En 1969, année du bicentenaire de la naissance de l’Empereur, fut réédité l’ouvrage classique de l’historien marxiste Georges Lefebvre, titulaire à la Sorbonne de la chaire d’histoire de la Révolution française, sous le titre de Napoléon Ier. Pourtant, on n’y évoquait qu’assez peu les idées, la personnalité du petit caporal pour en réalité faire l’histoire de la France et de l’Europe de l’époque napoléonienne. C’était la fin d’une époque durant laquelle un universitaire ne pouvait sans déchoir condescendre à écrire une biographie. Ce temps est heureusement révolu.
Même les historiens de l’Ecole des Annales comme Marc Ferro ou Jacques Le Goff ont frayé avec un genre autrefois réservé aux spécialistes de la « petite histoire » tels André Castelot ou Philippe Erlanger. Et nous disposons aujourd’hui de très bons livres d’histoire correspondant à ce domaine de recherche. Celui de Frédéric Le Moal en est une illustration remarquable. Son Victor-Emmanuel III est une complète réussite, du niveau de l’exceptionnelle biographie d’Eric Anceau sur Napoléon III.

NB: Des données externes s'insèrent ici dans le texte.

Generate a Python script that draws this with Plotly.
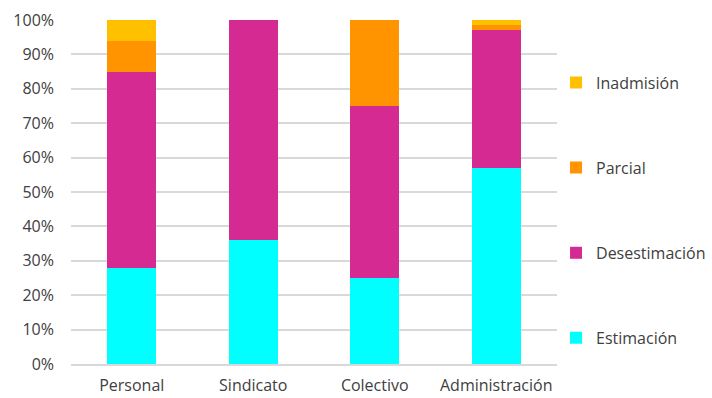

Tout d’abord, parce que le portrait de ce roi méconnu est extrêmement fouillé. Personnage complexe imprégné du sens du devoir mais aussi incapable d’affection et même de sympathie, hormis pour sa femme adorée. L’auteur ne limite pas à un chapitre particulier l’évocation du caractère, des idées, du comportement privé du roi mais c’est tout au long des 500 pages du livre que l’on voit vivre, réagir et penser Victor-Emmanuel III dans les diverses circonstances de son long règne – 46 ans ! –. Ses rapports à la famille, à la guerre, à Mussolini sont passionnants et ne peuvent être résumés tant ils sont complexes et ambivalents. Il faut lire l’analyse précise et profonde de Frédéric Le Moal.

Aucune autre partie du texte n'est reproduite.